Working data:
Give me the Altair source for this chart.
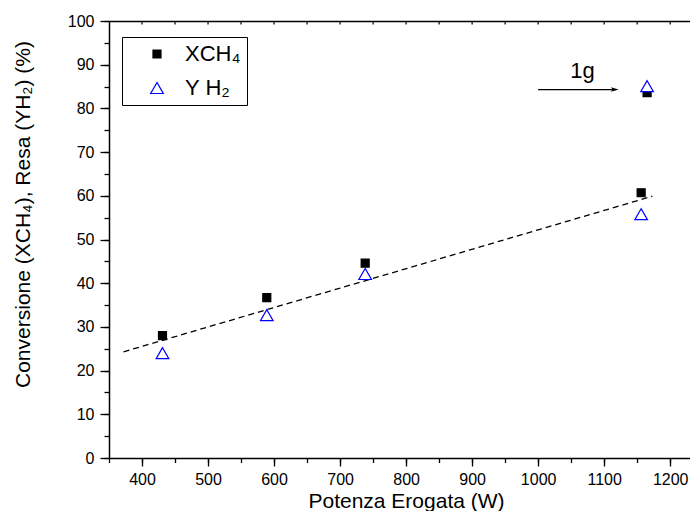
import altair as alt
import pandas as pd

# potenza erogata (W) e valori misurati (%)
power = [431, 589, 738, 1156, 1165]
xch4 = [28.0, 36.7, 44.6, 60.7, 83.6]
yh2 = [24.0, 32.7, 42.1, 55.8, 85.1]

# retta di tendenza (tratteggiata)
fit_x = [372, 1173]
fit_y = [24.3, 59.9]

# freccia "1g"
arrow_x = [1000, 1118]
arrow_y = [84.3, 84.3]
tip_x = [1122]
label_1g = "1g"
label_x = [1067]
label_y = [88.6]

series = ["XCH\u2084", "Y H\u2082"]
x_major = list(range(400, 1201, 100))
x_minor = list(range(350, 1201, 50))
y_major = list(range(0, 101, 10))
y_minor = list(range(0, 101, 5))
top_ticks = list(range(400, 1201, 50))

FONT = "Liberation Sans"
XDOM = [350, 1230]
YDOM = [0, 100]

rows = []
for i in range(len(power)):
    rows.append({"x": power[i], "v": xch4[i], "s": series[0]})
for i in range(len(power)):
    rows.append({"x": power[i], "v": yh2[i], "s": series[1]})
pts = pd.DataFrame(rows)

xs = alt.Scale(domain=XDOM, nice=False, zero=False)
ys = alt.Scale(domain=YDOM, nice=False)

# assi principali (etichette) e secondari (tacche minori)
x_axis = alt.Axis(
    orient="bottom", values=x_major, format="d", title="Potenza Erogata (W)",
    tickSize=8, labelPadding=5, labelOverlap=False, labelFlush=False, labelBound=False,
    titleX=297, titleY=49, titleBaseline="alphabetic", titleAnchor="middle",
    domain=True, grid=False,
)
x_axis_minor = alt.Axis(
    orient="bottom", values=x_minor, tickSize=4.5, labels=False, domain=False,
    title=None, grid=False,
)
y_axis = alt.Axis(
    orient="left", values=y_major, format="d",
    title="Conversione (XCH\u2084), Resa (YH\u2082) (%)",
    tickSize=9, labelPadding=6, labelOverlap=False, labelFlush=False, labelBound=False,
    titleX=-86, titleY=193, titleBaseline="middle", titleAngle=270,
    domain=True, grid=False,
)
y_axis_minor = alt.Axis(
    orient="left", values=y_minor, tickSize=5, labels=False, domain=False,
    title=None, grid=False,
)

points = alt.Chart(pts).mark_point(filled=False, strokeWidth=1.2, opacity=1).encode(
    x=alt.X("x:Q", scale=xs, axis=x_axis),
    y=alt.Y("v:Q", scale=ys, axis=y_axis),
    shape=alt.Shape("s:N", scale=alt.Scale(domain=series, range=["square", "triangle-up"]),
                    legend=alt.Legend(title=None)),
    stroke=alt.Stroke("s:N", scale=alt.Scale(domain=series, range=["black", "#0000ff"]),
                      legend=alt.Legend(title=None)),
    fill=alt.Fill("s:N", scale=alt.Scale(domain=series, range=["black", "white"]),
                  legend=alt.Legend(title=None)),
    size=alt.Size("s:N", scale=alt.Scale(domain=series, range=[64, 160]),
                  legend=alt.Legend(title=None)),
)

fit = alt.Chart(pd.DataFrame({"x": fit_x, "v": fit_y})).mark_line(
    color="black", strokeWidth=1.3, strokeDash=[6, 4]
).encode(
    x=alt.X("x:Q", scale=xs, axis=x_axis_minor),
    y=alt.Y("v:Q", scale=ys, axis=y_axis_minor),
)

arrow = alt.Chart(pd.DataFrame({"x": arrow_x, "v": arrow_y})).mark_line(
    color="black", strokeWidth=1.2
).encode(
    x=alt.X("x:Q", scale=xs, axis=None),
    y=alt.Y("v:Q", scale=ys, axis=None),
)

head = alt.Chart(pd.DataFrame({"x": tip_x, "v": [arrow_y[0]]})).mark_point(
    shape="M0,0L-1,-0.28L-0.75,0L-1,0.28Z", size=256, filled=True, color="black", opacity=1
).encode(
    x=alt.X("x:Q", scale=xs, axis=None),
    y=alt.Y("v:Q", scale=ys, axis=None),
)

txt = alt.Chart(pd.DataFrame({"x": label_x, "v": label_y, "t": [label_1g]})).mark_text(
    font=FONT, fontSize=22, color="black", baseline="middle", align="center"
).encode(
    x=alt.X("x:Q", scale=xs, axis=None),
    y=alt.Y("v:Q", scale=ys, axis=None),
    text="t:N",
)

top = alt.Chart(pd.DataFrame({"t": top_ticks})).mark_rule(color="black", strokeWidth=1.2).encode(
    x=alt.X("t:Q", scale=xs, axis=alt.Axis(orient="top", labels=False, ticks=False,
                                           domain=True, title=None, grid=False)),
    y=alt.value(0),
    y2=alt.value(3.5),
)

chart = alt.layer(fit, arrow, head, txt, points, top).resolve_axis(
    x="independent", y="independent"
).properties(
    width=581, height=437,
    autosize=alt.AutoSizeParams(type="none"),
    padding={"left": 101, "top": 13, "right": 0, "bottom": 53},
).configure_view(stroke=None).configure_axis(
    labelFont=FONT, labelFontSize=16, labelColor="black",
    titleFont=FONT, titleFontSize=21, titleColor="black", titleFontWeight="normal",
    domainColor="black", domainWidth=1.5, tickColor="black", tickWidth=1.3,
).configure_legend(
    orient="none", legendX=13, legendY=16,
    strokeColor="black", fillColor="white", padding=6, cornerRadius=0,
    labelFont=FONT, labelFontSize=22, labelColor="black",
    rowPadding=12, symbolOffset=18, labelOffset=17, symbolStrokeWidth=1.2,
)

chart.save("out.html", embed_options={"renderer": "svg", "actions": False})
==
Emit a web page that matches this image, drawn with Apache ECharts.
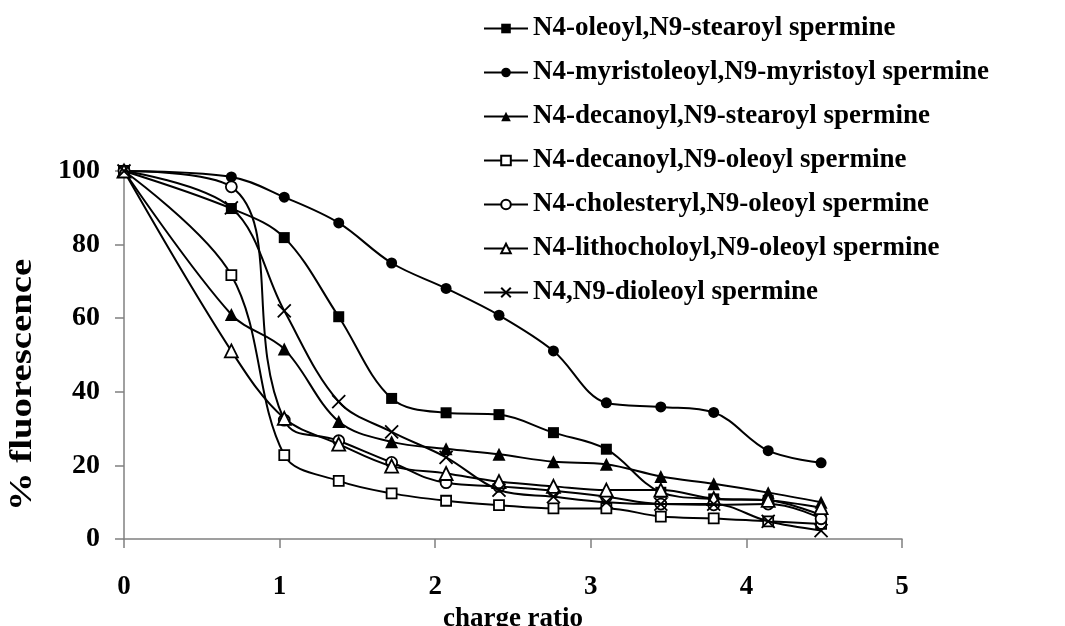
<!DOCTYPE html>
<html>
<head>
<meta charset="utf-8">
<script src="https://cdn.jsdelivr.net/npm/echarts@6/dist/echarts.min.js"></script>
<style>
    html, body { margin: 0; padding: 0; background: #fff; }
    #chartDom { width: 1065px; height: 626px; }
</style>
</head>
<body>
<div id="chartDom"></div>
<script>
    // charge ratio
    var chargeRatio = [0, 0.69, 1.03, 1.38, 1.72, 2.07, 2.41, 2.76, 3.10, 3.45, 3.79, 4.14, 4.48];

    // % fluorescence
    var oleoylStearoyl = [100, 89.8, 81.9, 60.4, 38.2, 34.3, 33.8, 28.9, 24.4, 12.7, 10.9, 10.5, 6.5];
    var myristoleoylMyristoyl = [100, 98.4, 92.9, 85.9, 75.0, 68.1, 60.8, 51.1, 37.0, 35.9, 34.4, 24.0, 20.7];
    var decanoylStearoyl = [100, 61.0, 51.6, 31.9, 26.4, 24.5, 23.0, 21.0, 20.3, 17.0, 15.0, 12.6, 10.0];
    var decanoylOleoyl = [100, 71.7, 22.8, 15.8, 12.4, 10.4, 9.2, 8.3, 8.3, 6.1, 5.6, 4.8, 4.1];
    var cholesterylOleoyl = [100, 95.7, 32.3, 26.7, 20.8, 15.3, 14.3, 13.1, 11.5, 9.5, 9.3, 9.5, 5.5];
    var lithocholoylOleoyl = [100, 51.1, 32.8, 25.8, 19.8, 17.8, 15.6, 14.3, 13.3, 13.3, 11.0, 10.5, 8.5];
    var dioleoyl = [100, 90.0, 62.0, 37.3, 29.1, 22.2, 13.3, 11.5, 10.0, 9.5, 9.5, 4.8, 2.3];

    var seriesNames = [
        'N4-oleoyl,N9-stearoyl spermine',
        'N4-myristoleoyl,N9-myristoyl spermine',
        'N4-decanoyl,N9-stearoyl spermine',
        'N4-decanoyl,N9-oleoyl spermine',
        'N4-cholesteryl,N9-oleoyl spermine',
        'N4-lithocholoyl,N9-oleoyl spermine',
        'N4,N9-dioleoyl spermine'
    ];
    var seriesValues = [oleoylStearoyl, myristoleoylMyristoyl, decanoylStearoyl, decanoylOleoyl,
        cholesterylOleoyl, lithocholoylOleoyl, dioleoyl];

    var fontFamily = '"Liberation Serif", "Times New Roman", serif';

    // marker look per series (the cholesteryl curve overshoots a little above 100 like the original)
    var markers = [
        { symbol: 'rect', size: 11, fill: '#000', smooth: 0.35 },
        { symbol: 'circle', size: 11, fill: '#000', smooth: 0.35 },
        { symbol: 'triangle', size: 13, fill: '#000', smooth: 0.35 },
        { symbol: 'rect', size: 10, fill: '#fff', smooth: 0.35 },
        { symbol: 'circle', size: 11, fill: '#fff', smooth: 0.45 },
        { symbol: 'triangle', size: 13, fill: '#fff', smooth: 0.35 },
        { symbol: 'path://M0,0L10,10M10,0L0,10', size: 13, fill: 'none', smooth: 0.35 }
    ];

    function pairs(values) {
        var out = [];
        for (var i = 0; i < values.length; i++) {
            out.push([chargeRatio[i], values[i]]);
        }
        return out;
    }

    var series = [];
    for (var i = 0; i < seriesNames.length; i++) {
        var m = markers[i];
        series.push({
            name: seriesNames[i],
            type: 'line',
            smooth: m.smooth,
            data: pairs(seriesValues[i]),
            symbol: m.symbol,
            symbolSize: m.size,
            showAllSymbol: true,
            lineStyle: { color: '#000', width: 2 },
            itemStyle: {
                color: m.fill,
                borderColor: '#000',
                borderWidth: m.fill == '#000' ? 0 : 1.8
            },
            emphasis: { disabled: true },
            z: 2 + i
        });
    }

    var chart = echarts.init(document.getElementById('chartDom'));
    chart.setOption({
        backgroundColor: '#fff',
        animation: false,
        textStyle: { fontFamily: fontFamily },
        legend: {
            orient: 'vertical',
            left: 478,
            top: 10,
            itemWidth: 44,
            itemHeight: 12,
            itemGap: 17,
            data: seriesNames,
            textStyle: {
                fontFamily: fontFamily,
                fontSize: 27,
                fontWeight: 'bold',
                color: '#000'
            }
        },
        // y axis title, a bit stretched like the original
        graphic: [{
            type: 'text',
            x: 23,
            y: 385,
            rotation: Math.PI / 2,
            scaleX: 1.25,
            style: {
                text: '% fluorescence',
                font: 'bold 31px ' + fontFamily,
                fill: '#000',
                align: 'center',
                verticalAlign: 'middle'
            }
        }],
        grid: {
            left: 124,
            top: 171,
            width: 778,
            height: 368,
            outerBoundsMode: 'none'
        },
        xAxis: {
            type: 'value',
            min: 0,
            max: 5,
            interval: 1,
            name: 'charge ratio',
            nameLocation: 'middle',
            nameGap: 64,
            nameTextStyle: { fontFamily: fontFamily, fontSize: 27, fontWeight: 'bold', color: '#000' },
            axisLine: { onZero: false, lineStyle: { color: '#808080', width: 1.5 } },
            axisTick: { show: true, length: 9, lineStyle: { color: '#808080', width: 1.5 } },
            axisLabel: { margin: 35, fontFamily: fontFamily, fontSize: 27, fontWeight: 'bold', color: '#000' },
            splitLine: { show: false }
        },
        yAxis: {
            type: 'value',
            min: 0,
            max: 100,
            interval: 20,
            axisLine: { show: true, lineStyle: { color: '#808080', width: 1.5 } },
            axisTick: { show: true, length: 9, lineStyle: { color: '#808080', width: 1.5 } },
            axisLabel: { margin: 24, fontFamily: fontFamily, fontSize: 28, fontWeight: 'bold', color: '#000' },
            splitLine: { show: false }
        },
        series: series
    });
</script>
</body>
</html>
---
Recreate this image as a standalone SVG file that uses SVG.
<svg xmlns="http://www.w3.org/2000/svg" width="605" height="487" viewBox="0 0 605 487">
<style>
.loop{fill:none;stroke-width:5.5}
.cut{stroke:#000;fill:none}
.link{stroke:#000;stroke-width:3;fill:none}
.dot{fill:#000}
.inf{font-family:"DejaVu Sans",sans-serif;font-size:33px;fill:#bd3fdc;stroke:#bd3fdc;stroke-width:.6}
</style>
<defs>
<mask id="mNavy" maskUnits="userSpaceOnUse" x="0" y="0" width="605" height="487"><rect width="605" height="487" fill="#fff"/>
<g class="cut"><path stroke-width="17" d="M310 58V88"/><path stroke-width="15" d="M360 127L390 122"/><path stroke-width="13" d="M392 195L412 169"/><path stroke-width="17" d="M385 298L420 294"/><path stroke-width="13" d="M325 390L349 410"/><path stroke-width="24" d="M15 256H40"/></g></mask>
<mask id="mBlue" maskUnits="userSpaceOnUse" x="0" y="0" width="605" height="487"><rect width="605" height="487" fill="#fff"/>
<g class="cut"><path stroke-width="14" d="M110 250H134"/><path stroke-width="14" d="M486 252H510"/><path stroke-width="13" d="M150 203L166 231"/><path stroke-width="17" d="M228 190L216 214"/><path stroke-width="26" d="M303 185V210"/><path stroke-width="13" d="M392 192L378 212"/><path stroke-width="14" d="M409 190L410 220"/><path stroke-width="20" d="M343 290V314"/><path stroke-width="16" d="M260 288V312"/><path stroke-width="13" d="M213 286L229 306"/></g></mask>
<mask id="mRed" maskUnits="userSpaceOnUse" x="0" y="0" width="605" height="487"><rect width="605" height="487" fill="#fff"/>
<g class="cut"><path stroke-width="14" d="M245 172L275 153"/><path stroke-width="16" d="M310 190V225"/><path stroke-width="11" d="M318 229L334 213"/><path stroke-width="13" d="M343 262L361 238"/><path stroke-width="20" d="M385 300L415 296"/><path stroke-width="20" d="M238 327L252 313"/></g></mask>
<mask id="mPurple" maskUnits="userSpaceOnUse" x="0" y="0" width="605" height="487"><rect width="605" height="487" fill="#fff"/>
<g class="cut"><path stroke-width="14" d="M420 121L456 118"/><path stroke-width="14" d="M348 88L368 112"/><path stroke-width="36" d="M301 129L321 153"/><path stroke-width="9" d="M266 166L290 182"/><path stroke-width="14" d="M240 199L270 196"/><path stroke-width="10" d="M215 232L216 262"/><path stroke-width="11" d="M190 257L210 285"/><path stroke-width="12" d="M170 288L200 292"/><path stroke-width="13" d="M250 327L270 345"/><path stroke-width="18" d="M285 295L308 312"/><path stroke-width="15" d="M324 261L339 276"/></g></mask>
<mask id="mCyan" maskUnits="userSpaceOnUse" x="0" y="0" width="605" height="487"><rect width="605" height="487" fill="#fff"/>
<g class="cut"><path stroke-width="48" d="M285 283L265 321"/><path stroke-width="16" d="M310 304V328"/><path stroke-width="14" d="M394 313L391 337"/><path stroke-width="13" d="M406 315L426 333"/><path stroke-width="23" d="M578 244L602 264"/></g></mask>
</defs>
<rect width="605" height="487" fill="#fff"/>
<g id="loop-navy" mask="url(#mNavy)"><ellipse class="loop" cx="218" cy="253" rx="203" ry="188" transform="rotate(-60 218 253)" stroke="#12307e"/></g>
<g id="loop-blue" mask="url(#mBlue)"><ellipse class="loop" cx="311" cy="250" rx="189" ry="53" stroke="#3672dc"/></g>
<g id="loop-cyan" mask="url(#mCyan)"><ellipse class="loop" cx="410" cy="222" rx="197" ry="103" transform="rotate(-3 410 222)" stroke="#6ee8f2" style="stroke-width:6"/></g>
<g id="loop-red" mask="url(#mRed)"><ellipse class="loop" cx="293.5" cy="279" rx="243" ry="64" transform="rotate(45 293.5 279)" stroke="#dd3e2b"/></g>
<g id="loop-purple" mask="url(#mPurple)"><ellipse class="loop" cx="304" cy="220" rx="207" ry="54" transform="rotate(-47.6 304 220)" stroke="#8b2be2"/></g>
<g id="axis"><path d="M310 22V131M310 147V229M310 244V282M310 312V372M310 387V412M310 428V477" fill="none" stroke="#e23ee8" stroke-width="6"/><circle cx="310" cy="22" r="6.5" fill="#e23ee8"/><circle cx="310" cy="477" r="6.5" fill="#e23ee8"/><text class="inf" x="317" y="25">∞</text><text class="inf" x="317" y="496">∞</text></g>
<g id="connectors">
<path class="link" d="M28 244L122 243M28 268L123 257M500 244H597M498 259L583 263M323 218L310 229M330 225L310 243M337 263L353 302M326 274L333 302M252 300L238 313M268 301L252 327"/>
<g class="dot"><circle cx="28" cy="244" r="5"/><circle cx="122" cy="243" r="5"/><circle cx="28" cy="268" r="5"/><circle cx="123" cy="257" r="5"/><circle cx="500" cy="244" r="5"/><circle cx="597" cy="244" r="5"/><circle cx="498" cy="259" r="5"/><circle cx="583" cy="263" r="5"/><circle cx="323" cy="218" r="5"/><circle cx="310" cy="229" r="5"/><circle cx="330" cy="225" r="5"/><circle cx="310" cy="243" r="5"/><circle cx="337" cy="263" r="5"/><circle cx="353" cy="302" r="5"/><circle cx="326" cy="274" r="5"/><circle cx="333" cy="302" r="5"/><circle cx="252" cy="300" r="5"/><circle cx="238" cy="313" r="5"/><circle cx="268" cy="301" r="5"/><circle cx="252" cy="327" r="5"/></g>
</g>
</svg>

Set problem:
Up in the listing, locate the line with "Give me the Altair source for this chart."; print it and every line after it down to the line with "YDOM = [0, 100]", which is included too. Skip the pictures.

Solution to this problem:
Give me the Altair source for this chart.
import altair as alt
import pandas as pd

# potenza erogata (W) e valori misurati (%)
power = [431, 589, 738, 1156, 1165]
xch4 = [28.0, 36.7, 44.6, 60.7, 83.6]
yh2 = [24.0, 32.7, 42.1, 55.8, 85.1]

# retta di tendenza (tratteggiata)
fit_x = [372, 1173]
fit_y = [24.3, 59.9]

# freccia "1g"
arrow_x = [1000, 1118]
arrow_y = [84.3, 84.3]
tip_x = [1122]
label_1g = "1g"
label_x = [1067]
label_y = [88.6]

series = ["XCH\u2084", "Y H\u2082"]
x_major = list(range(400, 1201, 100))
x_minor = list(range(350, 1201, 50))
y_major = list(range(0, 101, 10))
y_minor = list(range(0, 101, 5))
top_ticks = list(range(400, 1201, 50))

FONT = "Liberation Sans"
XDOM = [350, 1230]
YDOM = [0, 100]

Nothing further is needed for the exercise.